Thermomechanical Modeling and Analysis of Friction Stir Butt Welding of Aerospace Grade Aluminium-alloy (2219-T87) Plates
摘要
Friction stir welding (FSW) process is widely used for joining of similar and dissimilar, ferrous and non-ferrous metals in automobile, aerospace, and defense industries. The selection of optimum process and tool parameters for a given workpiece material and thickness is essential to generate adequate heat and material flow around the tool-pin and get a defect-free weld. The experimental approach in designing optimum parameters is a tedious, time-consuming, and expensive, and therefore, the simulation-based approach would be cost-effective and also provides a comprehensive data in real-time. A 3-D coupled thermomechanical model is developed in COMSOL Multiphysics software and studied the effect of welding speeds (200–600 mm/min) on thermal histories, workpiece material deformation, von Mises stresses, equivalent plastic strains, and weld zones in butt welding of Al-Cu binary alloy (2219-T87) plates at high welding (traverse) speeds.
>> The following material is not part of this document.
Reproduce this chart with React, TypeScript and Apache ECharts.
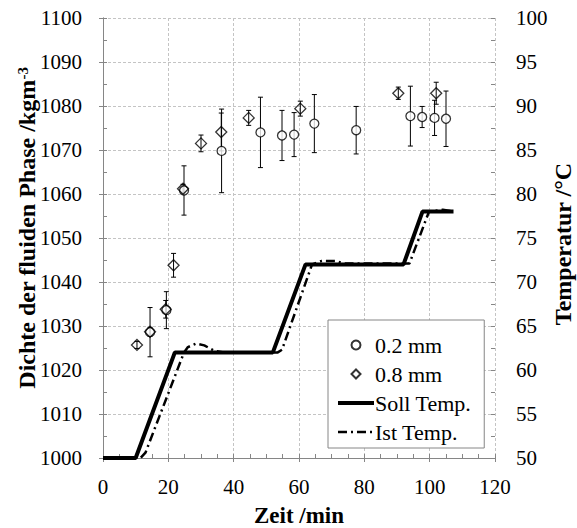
import React, { useEffect, useRef } from 'react';
import * as echarts from 'echarts';

// ---- data ----
const timeRange = [0, 120];
const densityRange = [1000, 1100];
const tempRange = [50, 100];

const circleTime = [14.4, 19.4, 24.8, 36.3, 48.2, 54.8, 58.5, 64.7, 77.5, 94.1, 97.7, 101.5, 105.0];
const circleDensity = [1028.6, 1033.6, 1060.8, 1069.8, 1074.0, 1073.3, 1073.5, 1076.0, 1074.5, 1077.7, 1077.5, 1077.3, 1077.1];
const circleError = [5.6, 4.2, 5.6, 9.5, 8.0, 5.7, 5.0, 6.6, 5.4, 6.8, 2.4, 4.0, 6.3];

const diamondTime = [10.4, 14.4, 19.2, 21.6, 24.5, 30.0, 36.2, 44.6, 60.4, 90.4, 102.0];
const diamondDensity = [1025.7, 1028.7, 1033.8, 1043.8, 1061.2, 1071.5, 1074.1, 1077.3, 1079.4, 1082.9, 1082.9];
const diamondError = [0.8, 1.0, 2.0, 2.7, 1.0, 1.9, 4.3, 1.7, 1.7, 1.4, 2.5];

const sollTime = [0, 10, 22, 52, 62, 92, 97.8, 107.3];
const sollTemp = [50, 50, 62, 62, 72, 72, 78, 78];

const istTime = [0, 11.5, 13, 24.8, 26, 28.5, 31, 34, 37, 53.5, 54.8, 64, 67, 71, 74, 93.8, 99.8, 104, 107.3];
const istTemp = [50, 50, 50.6, 62, 62.6, 63, 62.8, 62.2, 62, 62, 62.3, 72, 72.4, 72.4, 72.1, 72.1, 78, 78.2, 78];

const legendNames = ['0.2 mm', '0.8 mm', 'Soll Temp.', 'Ist Temp.'];

const FONT = '"Liberation Serif", "Times New Roman", serif';
const AXIS_GRAY = '#868686';
const GRID_GRAY = '#c4c4c4';
const DIAMOND_ICON = 'path://M5,0 L10,5 L5,10 L0,5 Z';
const IST_DASH = [9, 4, 2, 4];

function errorSeries(times: number[], values: number[], errors: number[]) {
  return {
    type: 'custom',
    xAxisIndex: 0,
    yAxisIndex: 0,
    silent: true,
    encode: { x: 0, y: [1, 2] },
    data: times.map((t, i) => [t, values[i] - errors[i], values[i] + errors[i]]),
    renderItem: (_params: any, api: any) => {
      const lo = api.coord([api.value(0), api.value(1)]);
      const hi = api.coord([api.value(0), api.value(2)]);
      const w = 2.5;
      const style = { stroke: '#000', lineWidth: 1 };
      return {
        type: 'group',
        children: [
          { type: 'line', shape: { x1: lo[0], y1: lo[1], x2: hi[0], y2: hi[1] }, style },
          { type: 'line', shape: { x1: lo[0] - w, y1: lo[1], x2: lo[0] + w, y2: lo[1] }, style },
          { type: 'line', shape: { x1: hi[0] - w, y1: hi[1], x2: hi[0] + w, y2: hi[1] }, style },
        ],
      };
    },
  };
}

const labelStyle = { fontFamily: FONT, fontSize: 21, color: '#000', formatter: (v: number) => String(v) };

export default function App() {
  const ref = useRef<HTMLDivElement>(null);
  useEffect(() => {
    if (!ref.current) return;
    const chart = echarts.init(ref.current, undefined, { renderer: 'svg' });
    const tickOut = { show: true, length: 4, lineStyle: { color: AXIS_GRAY, width: 1 } };
    const tickIn = { show: true, inside: true, length: 4, lineStyle: { color: AXIS_GRAY, width: 1 } };
    const minorIn = { show: true, splitNumber: 2, length: 4, lineStyle: { color: AXIS_GRAY, width: 1 } };
    const option: any = {
      animation: false,
      backgroundColor: '#fff',
      textStyle: { fontFamily: FONT },
      grid: { left: 103, right: 82, top: 18, bottom: 70, containLabel: false },
      xAxis: [
        {
          type: 'value', min: timeRange[0], max: timeRange[1], interval: 20, position: 'bottom',
          axisLine: { show: true, lineStyle: { color: AXIS_GRAY, width: 1 } },
          axisTick: tickOut,
          axisLabel: { ...labelStyle, margin: 18 },
          splitLine: { show: true, lineStyle: { color: GRID_GRAY, type: [3, 2], width: 1 } },
        },
        {
          type: 'value', min: timeRange[0], max: timeRange[1], interval: 20, position: 'bottom',
          axisLine: { show: false },
          axisTick: tickIn,
          minorTick: { ...minorIn, splitNumber: 4 },
          axisLabel: { show: false },
          splitLine: { show: false },
        },
      ],
      yAxis: [
        {
          type: 'value', min: densityRange[0], max: densityRange[1], interval: 10, position: 'left',
          axisLine: { show: true, lineStyle: { color: AXIS_GRAY, width: 1 } },
          axisTick: tickOut,
          axisLabel: { ...labelStyle, margin: 21 },
          splitLine: { show: true, lineStyle: { color: GRID_GRAY, type: [3, 2], width: 1 } },
        },
        {
          type: 'value', min: tempRange[0], max: tempRange[1], interval: 5, position: 'right',
          axisLine: { show: true, lineStyle: { color: AXIS_GRAY, width: 1 } },
          axisTick: tickOut,
          axisLabel: { ...labelStyle, margin: 21 },
          splitLine: { show: false },
        },
        {
          type: 'value', min: densityRange[0], max: densityRange[1], interval: 10, position: 'left',
          axisLine: { show: false }, axisTick: tickIn, minorTick: minorIn,
          axisLabel: { show: false }, splitLine: { show: false },
        },
        {
          type: 'value', min: tempRange[0], max: tempRange[1], interval: 5, position: 'right',
          axisLine: { show: false }, axisTick: tickIn, minorTick: minorIn,
          axisLabel: { show: false }, splitLine: { show: false },
        },
      ],
      legend: {
        orient: 'vertical', left: 328, top: 320,
        data: [
          { name: legendNames[0], icon: 'circle' },
          { name: legendNames[1], icon: DIAMOND_ICON },
          { name: legendNames[2], lineStyle: { color: '#000', width: 4 } },
          { name: legendNames[3], lineStyle: { color: '#000', width: 2.5, type: IST_DASH } },
        ],
        symbolKeepAspect: true,
        itemWidth: 36, itemHeight: 9, itemGap: 7,
        padding: [14, 13, 5, 8],
        backgroundColor: '#fff', borderColor: AXIS_GRAY, borderWidth: 1,
        textStyle: { fontFamily: FONT, fontSize: 22, color: '#000', padding: [0, 0, 0, -4] },
      },
      series: [
        errorSeries(circleTime, circleDensity, circleError),
        {
          name: legendNames[0], type: 'scatter', xAxisIndex: 0, yAxisIndex: 0,
          symbol: 'circle', symbolSize: 9,
          itemStyle: { color: '#fff', borderColor: '#000', borderWidth: 1.3 },
          data: circleTime.map((t, i) => [t, circleDensity[i]]),
        },
        errorSeries(diamondTime, diamondDensity, diamondError),
        {
          name: legendNames[1], type: 'scatter', xAxisIndex: 0, yAxisIndex: 0,
          symbol: 'diamond', symbolSize: 11,
          itemStyle: { color: 'rgba(255,255,255,0)', borderColor: '#000', borderWidth: 1.3 },
          data: diamondTime.map((t, i) => [t, diamondDensity[i]]),
        },
        {
          name: legendNames[3], type: 'line', xAxisIndex: 0, yAxisIndex: 1,
          symbol: 'none', showSymbol: false,
          itemStyle: { color: 'rgba(0,0,0,0)', borderWidth: 0 },
          lineStyle: { color: '#000', width: 2.5, type: IST_DASH },
          data: istTime.map((t, i) => [t, istTemp[i]]),
        },
        {
          name: legendNames[2], type: 'line', xAxisIndex: 0, yAxisIndex: 1,
          symbol: 'none', showSymbol: false,
          itemStyle: { color: 'rgba(0,0,0,0)', borderWidth: 0 },
          lineStyle: { color: '#000', width: 4 },
          data: sollTime.map((t, i) => [t, sollTemp[i]]),
        },
      ],
      graphic: [
        {
          type: 'text', x: 27, y: 228, rotation: Math.PI / 2,
          style: {
            text: '{m|Dichte der fluiden Phase /kgm}{s|-3}',
            align: 'center', verticalAlign: 'middle',
            rich: {
              m: { fontFamily: FONT, fontSize: 24, fontWeight: 'bold', fill: '#000', color: '#000' },
              s: { fontFamily: FONT, fontSize: 15, fontWeight: 'bold', fill: '#000', color: '#000', verticalAlign: 'top' },
            },
          },
        },
        {
          type: 'text', x: 563, y: 244, rotation: Math.PI / 2,
          style: {
            text: 'Temperatur /°C', fontFamily: FONT, fontSize: 24, fontWeight: 'bold', fill: '#000',
            align: 'center', verticalAlign: 'middle',
          },
        },
        {
          type: 'text', x: 299, y: 515,
          style: {
            text: 'Zeit /min', fontFamily: FONT, fontSize: 23, fontWeight: 'bold', fill: '#000',
            align: 'center', verticalAlign: 'middle',
          },
        },
      ],
    };
    chart.setOption(option);
    return () => chart.dispose();
  }, []);
  return <div ref={ref} style={{ position: 'fixed', left: 0, top: 0, width: 577, height: 528 }} />;
}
The yield stress-based frictional heat source model and temperature-dependent thermophysical and mechanical properties of AA2219-T87 are used. A conical tool-pin (8 and 5.5 mm as pin diameters, 5.5 mm pin height, 21 mm tool shoulder diameter) with 750 rpm and 25 kN load is used for 6 mm thick plates. The authors proposed a range of temperatures for FSW zones of AA2219-T87, and found a good agreement between the predicted and experimental zones with material bulge at the tool shoulder edge, which decreases with an increase in welding speed.